L’écriture des personnages est une des autres qualités de ce classique à redécouvrir. Si certaines figures sont archétypales, chaque personnage est attachant et contribue à faire des Avons un lieu à part et inoubliable. La prof de Maths Mademoiselle Dubois qui ne cesse de répéter qu’au fond son enseignement ne sert pas à grand chose dans la vie et qui a un sacré appétit. La cuisinière, Victoire, au caractère bien trempé. La menaçante Frau Riesener qui semble roder en permanence, qui a le rôle de rabat-joie et qui manigance dans l’ombre. L’ancienne pensionnaire Laura qui ravive des jalousies du passé. Mademoiselle Cara qui n’en finit plus de faire sa diva, sorte de malade imaginaire et surtout malade du coeur, jalouse à la fois de ne pas être le centre de l’attention de Mademoiselle Julie et que cette dernière finit trop souvent par être la préférée des pensionnaires. Bien évidemment s’ancre dans les mémoires Mademoiselle Julie, magnétique et ambigüe, parfois submergée par des désirs interdits pour ses élèves. Et enfin Olivia, l’héroïne, qui tombe amoureuse pour la première fois et va découvrir cette sensation aussi délicieuse que douloureuse…
Si le personnage d’Olivia peut paraître un peu naïf et que la jeune actrice Maire-Claire Olivia ne brille pas particulièrement par son interprétation, Edwige Feuillère et Simone Simon régalent à chacune de leurs apparitions. Les dialogues sont beaux et soignés et le film est à la fois un « film de pensionnat », une histoire de passions lesbiennes et de rivalité, une éducation sentimentale dans la douleur, le récit de jeux de pouvoir sournois.
Ces femmes en vase clos réfrènent leur homosexualité mais sont parfois dépassées.
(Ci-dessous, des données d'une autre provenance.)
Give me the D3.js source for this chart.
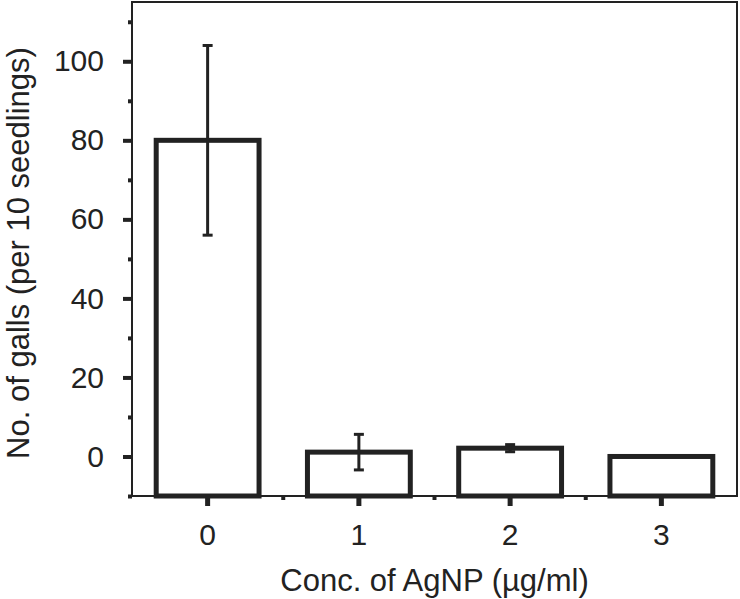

Au tabou de l’homosexualité s’ajoute le caractère sulfureux de l’attirance pour des adolescentes. Si l’oeuvre de Jacqueline Audry fascine autant des décennies plus tard c’est aussi et surtout pour sa façon de mêler un romantisme classique à un côté plus « bitchy » et camp. Baisers dans le cou, mains qui se tiennent, caresses délicates, sentiments confessés à demi-mots s’opposent aux trahisons et aux souffrances des aspirantes favorites éconduites. En filigrane, au fil du métrage, Olivia se construit. Elle est entrée au pensionnat en tant que jeune fille naïve, elle en ressortira en tant que femme. Avec de l’amertume peut-être mais droite, grandie.